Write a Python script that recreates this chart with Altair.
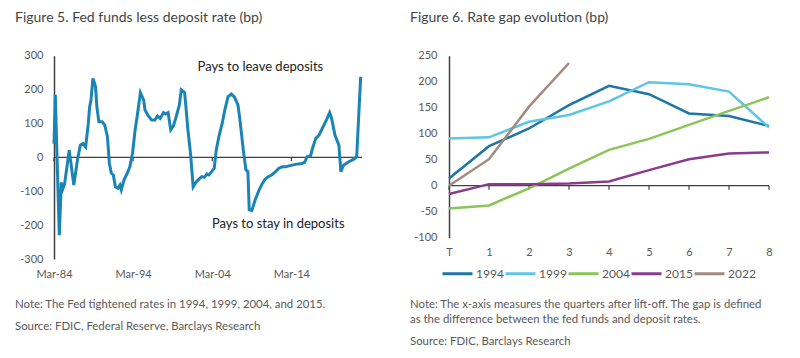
import altair as alt
import pandas as pd

# ---------------- Figure 5 data ----------------
f5_dates = ["1984-03", "1984-05", "1984-07", "1984-11", "1985-02", "1985-04", "1985-07",
            "1986-02", "1986-09", "1987-03", "1987-07", "1987-11", "1988-03", "1988-07",
            "1988-09", "1988-11", "1989-02", "1989-06", "1989-08", "1989-11", "1990-04",
            "1990-08", "1990-12", "1991-03", "1991-06", "1991-09", "1991-12", "1992-04",
            "1992-07", "1992-09", "1993-01", "1993-06", "1993-10", "1994-02", "1994-06",
            "1994-09", "1995-02", "1995-07", "1995-09", "1996-02", "1996-07", "1996-12",
            "1997-04", "1997-08", "1998-01", "1998-04", "1998-08", "1998-12", "1999-04",
            "1999-09", "2000-01", "2000-04", "2000-09", "2000-11", "2001-02", "2001-06",
            "2001-10", "2002-03", "2002-08", "2002-11", "2003-03", "2003-07", "2003-10",
            "2004-02", "2004-06", "2004-09", "2005-01", "2005-06", "2005-10", "2006-03",
            "2006-08", "2007-01", "2007-06", "2007-09", "2008-02", "2008-06", "2008-09",
            "2008-11", "2009-03", "2009-08", "2010-02", "2010-07", "2010-11", "2011-04",
            "2011-09", "2012-03", "2012-08", "2013-01", "2013-06", "2013-10", "2014-04",
            "2014-11", "2015-07", "2015-11", "2016-03", "2016-08", "2016-11", "2017-04",
            "2017-09", "2018-03", "2018-08", "2019-01", "2019-04", "2019-09", "2020-03",
            "2020-06", "2020-10", "2021-06", "2022-01", "2022-06", "2022-12"]
f5_values = [40, 185, 40, -230, -74, -95, -79,
             21, -82, -3, 36, 41, 31, 100,
             149, 169, 233, 208, 149, 105, 105,
             95, 61, -18, -47, -52, -87, -91,
             -82, -96, -67, -47, -28, 12, 81,
             120, 191, 169, 140, 122, 110, 110,
             122, 115, 132, 128, 132, 81, 92,
             125, 154, 199, 191, 149, 81, 12,
             -87, -72, -62, -57, -59, -49, -52,
             -42, -32, 22, 61, 100, 140, 179,
             187, 177, 154, 110, 22, -37, -42,
             -155, -157, -126, -96, -77, -65, -57,
             -52, -42, -32, -28, -28, -26, -23,
             -20, -18, -15, 2, 4, 27, 56,
             66, 90, 110, 132, 115, 66, 36,
             -42, -23, -13, -6, 2, 238]
f5_ticks = [-300, -200, -100, 0, 100, 200, 300]
f5_tick_dates = ["1984-03-01", "1994-03-01", "2004-03-01", "2014-03-01"]
f5_span = ["1984-03-01", "2023-02-01"]
f5_annot_text = ["Pays to leave deposits", "Pays to stay in deposits"]
f5_annot_date = ["2010-04-01", "2012-07-01"]
f5_annot_value = [267, -198]
f5_title = "Figure 5. Fed funds less deposit rate (bp)"
f5_notes = ["Note: The Fed tightened rates in 1994, 1999, 2004, and 2015.",
            "Source: FDIC, Federal Reserve, Barclays Research"]

# ---------------- Figure 6 data ----------------
quarters = [0, 1, 2, 3, 4, 5, 6, 7, 8]
gap_1994 = [14, 76, 110, 155, 192, 176, 139, 134, 115]
gap_1999 = [91, 93, 123, 136, 162, 199, 195, 181, 112]
gap_2004 = [-44, -38, -5, 33, 69, 90, 117, 144, 170]
gap_2015 = [-16, 3, 3, 4, 8, 30, 51, 62, 64]
gap_2022 = [0, 51, 152, 236]
series_names = ["1994", "1999", "2004", "2015", "2022"]
series_colors = ["#1d76a3", "#5fc5e8", "#8cc557", "#8a3b8e", "#a58a7c"]
f6_ticks = [-100, -50, 0, 50, 100, 150, 200, 250]
f6_title = "Figure 6. Rate gap evolution (bp)"
f6_notes = ["Note: The x-axis measures the quarters after lift-off. The gap is defined",
            "as the difference between the fed funds and deposit rates.",
            "Source: FDIC, Barclays Research"]

FONT = "Lato"
TXT = "#595959"
AXC = "#404040"
NOTE_SIZE = 11.4
W, H = 784, 342
PLAIN = "'' + datum.value"

# ---------------- Figure 5 layers ----------------
df5 = pd.DataFrame({"date": [d + "-01" for d in f5_dates], "value": f5_values})
xdom5 = [alt.DateTime(year=1984, month=3, date=1, utc=True),
         alt.DateTime(year=2023, month=2, date=1, utc=True)]
xvals5 = [alt.DateTime(year=int(d[:4]), month=3, date=1, utc=True) for d in f5_tick_dates]
xscale5 = alt.Scale(type="utc", domain=xdom5, range=[46, 354], nice=False)
yscale5 = alt.Scale(domain=[-300, 300], range=[251, 47.7], nice=False)
xaxis5 = alt.Axis(values=xvals5, labelExpr="utcFormat(datum.value, '%b-%y')", orient="bottom",
                  offset=-(H - 251), title=None, domain=False, ticks=False, grid=False,
                  labelPadding=9, labelOverlap=False, labelFlush=False)
yaxis5 = alt.Axis(values=f5_ticks, orient="left", offset=-46, title=None, grid=False,
                  ticks=False, labelPadding=11, labelOverlap=False, labelFlush=False,
                  labelExpr=PLAIN)

zero5 = alt.Chart(pd.DataFrame({"a": [f5_span[0]], "b": [f5_span[1]]})).mark_rule(
    color=AXC, strokeWidth=1.2
).encode(x=alt.X("a:T", scale=xscale5, axis=xaxis5), x2="b:T",
         y=alt.YDatum(0, scale=yscale5, axis=yaxis5))
ticks5 = alt.Chart(pd.DataFrame({"d": f5_tick_dates})).mark_rule(
    color=AXC, strokeWidth=1.2, y2Offset=4
).encode(x=alt.X("d:T", scale=xscale5, axis=xaxis5),
         y=alt.YDatum(0, scale=yscale5, axis=yaxis5), y2=alt.Y2Datum(0))
line5 = alt.Chart(df5).mark_line(color="#1b84b6", strokeWidth=3).encode(
    x=alt.X("date:T", scale=xscale5, axis=xaxis5),
    y=alt.Y("value:Q", scale=yscale5, axis=yaxis5)
)
annot5 = alt.Chart(pd.DataFrame({"t": f5_annot_text, "d": f5_annot_date,
                                 "v": f5_annot_value})).mark_text(
    font=FONT, fontSize=13, color="#222222", align="center", baseline="middle"
).encode(x=alt.X("d:T", scale=xscale5, axis=xaxis5),
         y=alt.Y("v:Q", scale=yscale5, axis=yaxis5), text="t:N")
fig5 = alt.layer(zero5, ticks5, line5, annot5)

# ---------------- Figure 6 layers ----------------
rows = []
for name, vals in zip(series_names, [gap_1994, gap_1999, gap_2004, gap_2015, gap_2022]):
    for q, v in zip(quarters, vals):
        rows.append({"q": q, "gap": v, "series": name})
df6 = pd.DataFrame(rows)
xscale6 = alt.Scale(domain=[0, 8], range=[441, 761], nice=False)
yscale6 = alt.Scale(domain=[-100, 250], range=[229.7, 47.7], nice=False)
xaxis6 = alt.Axis(values=quarters, orient="bottom", offset=-(H - 229.7), title=None,
                  domain=False, ticks=False, grid=False, labelPadding=9, labelOverlap=False,
                  labelFlush=False, labelExpr="datum.value == 0 ? 'T' : datum.label")
yaxis6 = alt.Axis(values=f6_ticks, orient="left", offset=-441, title=None, grid=False,
                  ticks=False, labelPadding=12, labelOverlap=False, labelFlush=False,
                  labelExpr=PLAIN)

zero6 = alt.Chart(pd.DataFrame({"a": [quarters[0]], "b": [quarters[-1]]})).mark_rule(
    color=AXC, strokeWidth=1.2
).encode(x=alt.X("a:Q", scale=xscale6, axis=xaxis6), x2="b:Q",
         y=alt.YDatum(0, scale=yscale6, axis=yaxis6))
ticks6 = alt.Chart(pd.DataFrame({"q": quarters})).mark_rule(
    color=AXC, strokeWidth=1.2, y2Offset=4
).encode(x=alt.X("q:Q", scale=xscale6, axis=xaxis6),
         y=alt.YDatum(0, scale=yscale6, axis=yaxis6), y2=alt.Y2Datum(0))
lines6 = alt.Chart(df6).mark_line(strokeWidth=2.5).encode(
    x=alt.X("q:Q", scale=xscale6, axis=xaxis6),
    y=alt.Y("gap:Q", scale=yscale6, axis=yaxis6),
    color=alt.Color("series:N", scale=alt.Scale(domain=series_names, range=series_colors),
                    legend=alt.Legend(title=None, orient="none", legendX=433, legendY=249,
                                      direction="horizontal", symbolType="stroke",
                                      symbolSize=900, symbolStrokeWidth=3, padding=0,
                                      labelFont=FONT, labelFontSize=12, labelColor=TXT,
                                      labelOffset=2, columnPadding=-5))
)
fig6 = alt.layer(zero6, ticks6, lines6)

# ---------------- titles and notes ----------------
def text_layer(txt, x, y, size, color):
    return alt.Chart(pd.DataFrame({"t": [txt]})).mark_text(
        font=FONT, fontSize=size, color=color, align="left", baseline="middle"
    ).encode(text="t:N", x=alt.value(x), y=alt.value(y))

texts = [
    text_layer(f5_title, 7, 9.5, 14, "#444444"),
    text_layer(f6_title, 402, 9.5, 14, "#444444"),
    text_layer(f5_notes[0], 7, 297, NOTE_SIZE, TXT),
    text_layer(f5_notes[1], 7, 318.7, NOTE_SIZE, TXT),
    text_layer(f6_notes[0], 402, 297, NOTE_SIZE, TXT),
    text_layer(f6_notes[1], 402, 312, NOTE_SIZE, TXT),
    text_layer(f6_notes[2], 402, 333.7, NOTE_SIZE, TXT),
]

chart = alt.layer(fig5, fig6, *texts).resolve_scale(
    x="independent", y="independent"
).resolve_axis(x="independent", y="independent").properties(
    width=W, height=H, autosize=alt.AutoSizeParams(type="none"), padding=0
).configure_view(stroke=None).configure_axis(
    labelFont=FONT, labelFontSize=11, labelColor=TXT,
    domainColor=AXC, domainWidth=1.5, labelOverlap=False
)

chart.save("out.html", embed_options={"renderer": "svg", "actions": False})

□ □ □ □ □ □ □

- TASK TO COMPLETE
Quote, exactly and only, the lines from the first line of the data above through the line containing "import pandas as pd". The pictures do not belong in it.

- RESULT OF THIS TASK
Write a Python script that recreates this chart with Altair.
import altair as alt
import pandas as pd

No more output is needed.